#A whole Wikipedia, right in that mongodb put a crazy zillion-Gb wikipedia dump quickly into mongo, with fully-parsed wikiscript, without thinking, without loading it into memory, grepping, unzipping, or other nonsense.
Using this tool, you can get a highly-queryable wikipedia on a laptop in a nice afternoon.
db.wikipedia.find({title:"Toronto"})[0].categories
//[ "Former colonial capitals in Canada",
// "Populated places established in 1793",
// ... ]
db.wikipedia.count({type:"redirect"})
// 124,999...
this library uses:
-
unbzip2-stream to stream-uncompress the gnarly bz2 file
-
xml-stream to stream-parse its xml format
-
wtf_wikipedia to brute-parse the article wikiscript contents into almost-pretty JSON.
#Yup,
clone it and npm install
then,
The Afrikaans wikipedia (only 33 556 artikels) only takes a few minutes to download, and 10 mins to load into mongo on a macbook.
# dowload an xml dump (38mb, couple minutes)
wget https://dumps.wikimedia.org/afwiki/latest/afwiki-latest-pages-articles.xml.bz2
#load it into mongo (10-15 minutes)
node index.js ./afwiki-latest-pages-articles.xml.bz2
yahoo!
to view your data in the mongo console,
$ mongo
use af_wikipedia
//shows a random page
db.wikipedia.find().skip(200).limit(2)
//count the redirects (~5,000 in afrikaans)

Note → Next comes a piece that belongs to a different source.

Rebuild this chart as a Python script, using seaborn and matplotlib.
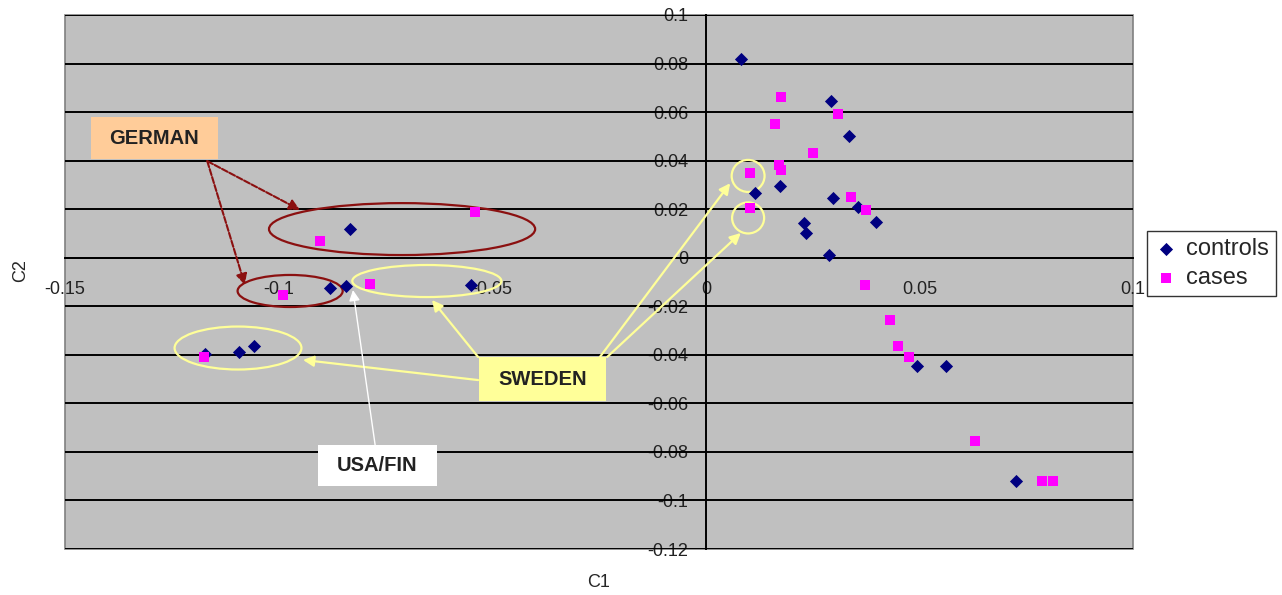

db.wikipedia.count({type:"redirect"})
//find a specific page
db.wikipedia.findOne({title:"Toronto"}).categories
##Same for the English wikipedia: the english wikipedia will work under the same process, but the download will take an afternoon, and the loading/parsing a couple hours. The en wikipedia dump is a 4gb download and becomes a pretty legit mongo collection uncompressed. It's something like 40gb, but mongo can do it... You can do it!